PHILLIPS, DAVID (1874 - 1951), minister (Presb.), philosopher and college principal

Name: David Phillips
Date of birth: 1874
Date of death: 1951
Spouse: Emily Phillips (née Treharne)
Parent: Sarah Phillips
Parent: Henry Phillips
Gender: Male
Occupation: minister (Presb.), philosopher and college principal
Area of activity: Education; Religion; Scholarship and Languages
Author: Gomer Morgan Roberts

Born 1874 at Ffwrnes, Llanelli, Carmarthenshire, son of Henry and Sarah Phillips. His father died when he was young, and his mother moved with the family to Mountain Ash, Glamorganshire. He received his elementary education at Dyffryn boys' school, and went to work in a coal mine. In 1894 he won a miners' scholarship to study mining, but his tutors at the University College, Cardiff, persuaded him to take a degree course, and he graduated in 1898 with first-class hons. in philosophy. He won a scholarship to Trinity College, Cambridge, where he graduated first class in two branches of philosophy. He also spent a period at the University of Heidelberg. He began preaching before leaving Cardiff, but at the end of his university course he was appointed lecturer in moral philosophy at St. Andrews University, Scotland. On hearing of the religious revival in Wales, he returned home to see what was happening there. He was carried by the wave and was convinced that he should devote his life to the Christian ministry. He was ordained in 1905, and became pastor of the English church in Frederick St., Cardiff until 1908 when he was called by his denomination to the chair of Philosophy and History of Religions at Bala College (1908-27). From 1927 to 1947 he was principal of the college. He greatly influenced generation after generation of students at Bala, and after his retirement he was awarded honorary D.D. degrees by the Universities of Wales and St. Andrews. He married Emily Treharne, and they had one son. He died 6 August 1951.
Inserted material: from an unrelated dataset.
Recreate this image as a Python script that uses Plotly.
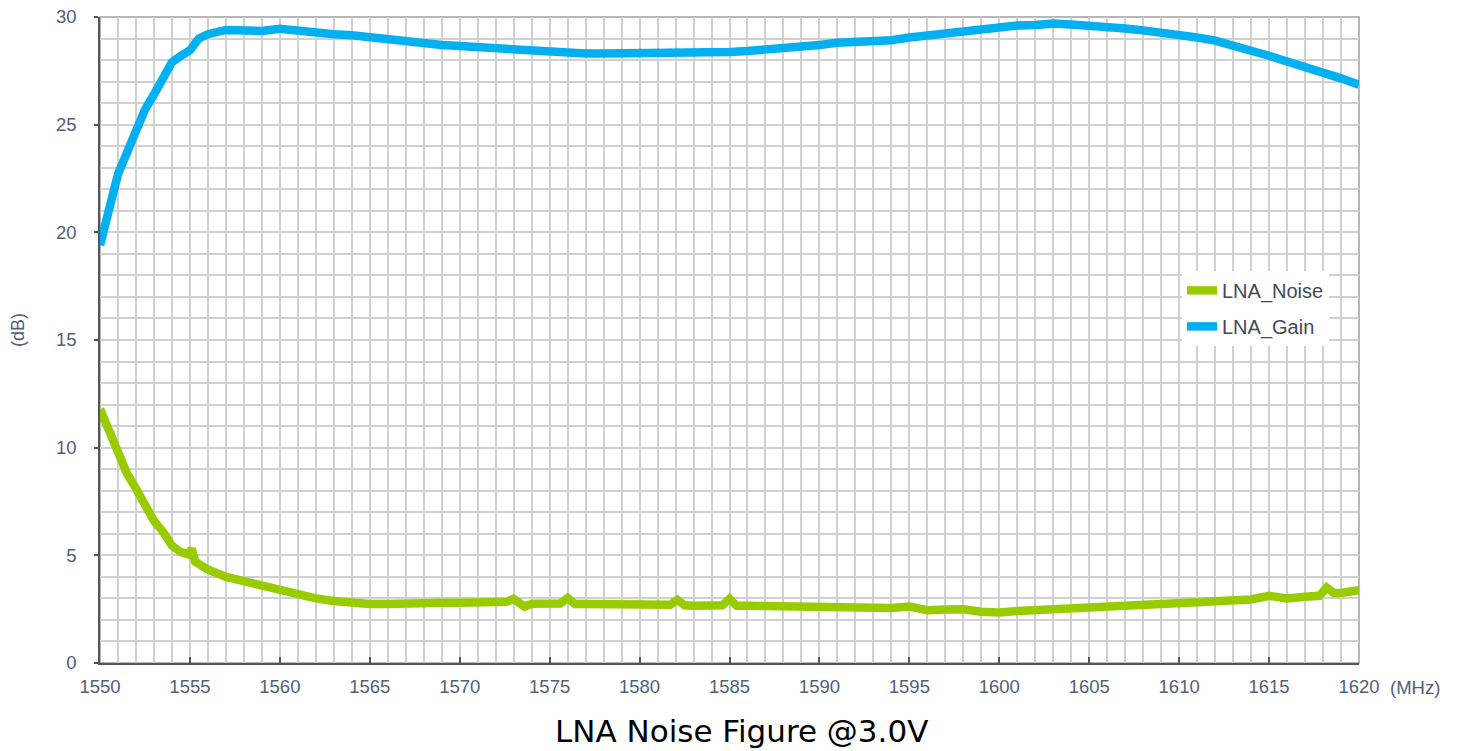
import plotly.graph_objects as go

# ---- data ----
gain_freq = [1550, 1550.5, 1551, 1551.5, 1552, 1552.5, 1553, 1553.5, 1554, 1554.5, 1555, 1555.5,
             1556, 1557, 1558, 1559, 1560, 1561, 1562, 1563, 1564, 1565, 1566, 1567, 1568, 1569,
             1570, 1571, 1572, 1573, 1574, 1575, 1576, 1577, 1578, 1579, 1580, 1581, 1582, 1583,
             1584, 1585, 1586, 1587, 1588, 1589, 1590, 1591, 1592, 1593, 1594, 1595, 1596, 1597,
             1598, 1599, 1600, 1601, 1602, 1603, 1604, 1605, 1606, 1607, 1608, 1609, 1610, 1611,
             1612, 1613, 1614, 1615, 1616, 1617, 1618, 1619, 1620]
gain_db = [19.4, 21.1, 22.7, 23.7, 24.7, 25.7, 26.4, 27.1, 27.9, 28.2, 28.45, 29.0,
           29.2, 29.4, 29.4, 29.35, 29.45, 29.35, 29.3, 29.2, 29.15, 29.05, 28.95, 28.9, 28.8, 28.7,
           28.65, 28.6, 28.55, 28.5, 28.45, 28.35, 28.3, 28.3, 28.3, 28.3, 28.28, 28.28, 28.3, 28.33,
           28.35, 28.37, 28.42, 28.47, 28.52, 28.6, 28.7, 28.8, 28.85, 28.85, 28.92, 29.05, 29.15, 29.25,
           29.33, 29.45, 29.58, 29.6, 29.63, 29.7, 29.65, 29.62, 29.55, 29.47, 29.38, 29.3, 29.2, 29.05,
           28.9, 28.7, 28.5, 28.2, 27.93, 27.7, 27.45, 27.15, 26.85]

noise_freq = [1550, 1550.25, 1550.5, 1550.75, 1551, 1551.5, 1552, 1552.5, 1553, 1553.5, 1554, 1554.5,
              1554.9, 1555.1, 1555.3, 1556, 1557, 1558, 1559, 1560, 1561, 1562, 1563, 1564, 1565,
              1566, 1567, 1568, 1569, 1570, 1571, 1572, 1572.6, 1573, 1573.6, 1574, 1575, 1575.6,
              1576, 1576.4, 1577, 1578, 1579, 1580, 1581, 1581.7, 1582.1, 1582.5, 1583, 1584, 1584.6,
              1585, 1585.4, 1586, 1587, 1588, 1589, 1590, 1591, 1592, 1593, 1594, 1595, 1596, 1597,
              1598, 1599, 1600, 1601, 1602, 1603, 1604, 1605, 1606, 1607, 1608, 1609, 1610, 1611,
              1612, 1613, 1614, 1615, 1616, 1617, 1617.8, 1618.2, 1618.6, 1619, 1620]
noise_db = [11.8, 11.3, 10.7, 10.1, 9.6, 8.8, 8.1, 7.3, 6.6, 6.1, 5.45, 5.15,
            5.05, 5.3, 4.7, 4.35, 4.0, 3.8, 3.6, 3.35, 3.15, 3.0, 2.88, 2.78, 2.74,
            2.74, 2.78, 2.8, 2.8, 2.8, 2.82, 2.83, 2.84, 2.98, 2.62, 2.75, 2.75, 2.76,
            3.02, 2.74, 2.74, 2.72, 2.7, 2.68, 2.7, 2.7, 2.94, 2.68, 2.66, 2.68, 2.68,
            2.98, 2.66, 2.66, 2.65, 2.63, 2.6, 2.58, 2.6, 2.6, 2.52, 2.55, 2.62, 2.45, 2.48,
            2.5, 2.38, 2.35, 2.42, 2.45, 2.52, 2.57, 2.62, 2.65, 2.68, 2.68, 2.7, 2.78, 2.82,
            2.87, 2.92, 2.95, 3.12, 3.0, 3.08, 3.12, 3.5, 3.25, 3.25, 3.38]

x_ticks = [1550, 1555, 1560, 1565, 1570, 1575, 1580, 1585, 1590, 1595, 1600, 1605, 1610, 1615, 1620]
y_ticks = [0, 5, 10, 15, 20, 25, 30]

title_text = "LNA Noise Figure @3.0V"
x_unit = "(MHz)"
y_unit = "(dB)"

NOISE_COLOR = "#99cc00"
GAIN_COLOR = "#00b0f0"
TICK_COLOR = "#52607a"
GRID_COLOR = "#d0d0d0"

# The page body adds an 8px offset; figure is sized/positioned to compensate.
fig = go.Figure()
fig.add_trace(go.Scatter(x=noise_freq, y=noise_db, mode="lines", name="LNA_Noise",
                         legendgroup="noise",
                         line=dict(color=NOISE_COLOR, width=8.5)))
fig.add_trace(go.Scatter(x=gain_freq, y=gain_db, mode="lines", name="LNA_Gain",
                         legendgroup="gain",
                         line=dict(color=GAIN_COLOR, width=8.5)))

fig.update_layout(
    width=1452, height=743,
    margin=dict(l=92, r=101, t=9, b=88, autoexpand=False),
    paper_bgcolor="white", plot_bgcolor="white",
    font=dict(family="Liberation Sans, Arial, sans-serif", color=TICK_COLOR, size=18),
    showlegend=True,
    legend=dict(x=0.8594, y=0.607, xanchor="left", yanchor="top",
                bgcolor="white", borderwidth=0, traceorder="grouped",
                font=dict(size=20, color="#3d4a5c"), tracegroupgap=7),
    xaxis=dict(range=[1550, 1620], tickvals=x_ticks, ticktext=[str(v) for v in x_ticks],
               showgrid=True, gridcolor=GRID_COLOR, gridwidth=1.5,
               minor=dict(dtick=1, showgrid=True, gridcolor=GRID_COLOR, gridwidth=1.5),
               showline=True, linecolor="#555555", linewidth=1.5,
               ticks="inside", ticklen=6, tickcolor="#555555", tickwidth=1.5,
               ticklabelstandoff=6, zeroline=False, ticklabeloverflow="allow", automargin=False,
               tickfont=dict(size=18.5, color=TICK_COLOR)),
    yaxis=dict(range=[0, 30], tickvals=y_ticks, ticktext=[str(v) for v in y_ticks],
               showgrid=True, gridcolor=GRID_COLOR, gridwidth=1.5,
               minor=dict(dtick=1, showgrid=True, gridcolor=GRID_COLOR, gridwidth=1.5),
               showline=True, linecolor="#555555", linewidth=1.5,
               ticks="outside", ticklen=4, tickcolor="#555555", tickwidth=1.5,
               ticklabelstandoff=14, zeroline=False, ticklabeloverflow="allow", automargin=False,
               tickfont=dict(size=18.5, color=TICK_COLOR)),
    shapes=[dict(type="rect", xref="paper", yref="paper", x0=0, x1=1, y0=0, y1=1,
                 line=dict(color="#a0a0a0", width=1.5), layer="below")],
    annotations=[
        dict(text=title_text, xref="paper", yref="paper", x=(741 - 100) / 1259, y=-(731 - 663) / 646,
             xanchor="center", yanchor="middle", showarrow=False,
             font=dict(family="DejaVu Sans, Verdana, sans-serif", size=31, color="black")),
        dict(text=x_unit, xref="paper", yref="paper", x=(1415 - 100) / 1259, y=-(687 - 663) / 646,
             xanchor="center", yanchor="middle", showarrow=False,
             font=dict(size=18.5, color=TICK_COLOR)),
        dict(text=y_unit, xref="paper", yref="paper", x=-(100 - 18) / 1259, y=(663 - 330) / 646,
             xanchor="center", yanchor="middle", showarrow=False, textangle=-90,
             font=dict(size=18, color=TICK_COLOR)),
    ],
)

fig.write_html("out.html")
He was a very prominent figure in the life of his denomination. His Davies Lecture in 1919 on ' Intercourse with God ' was not published. He served as Moderator of the North Wales Association (1938), and moderator of the General Assembly (1944). He was a member of the deputation which visited the missionary field of his denomination in Assam in 1935-36, and he provided his church with sound leadership in determining, at a critical time, their policy for future missionary work. He was gifted with exceptional intellectual faculties, and took an interest not only in philosophical matters, but also in defining and presenting the truths of the Gospel. He was one of the four who formulated the Shorter Declaration on Faith and Practice. He was somewhat reluctant to publish his work. When he was in Scotland he was sub-editor of the International Jnl. of Ethics, and during the same period he contributed an excellent article on the ' Ego ' to the Encyclopaedia of Religion and Ethics. He published short monographs on the philosophy of Sir Henry Jones (1922), Y Syniad o Dduw fel person (1932) and Christianity and the state (1938). He was one of the editors of Y Drysorfa from 1932 until his death. The cream of his thoughts appeared in a collection of his writings in 1949 under the title Ysgrifau athronyddol.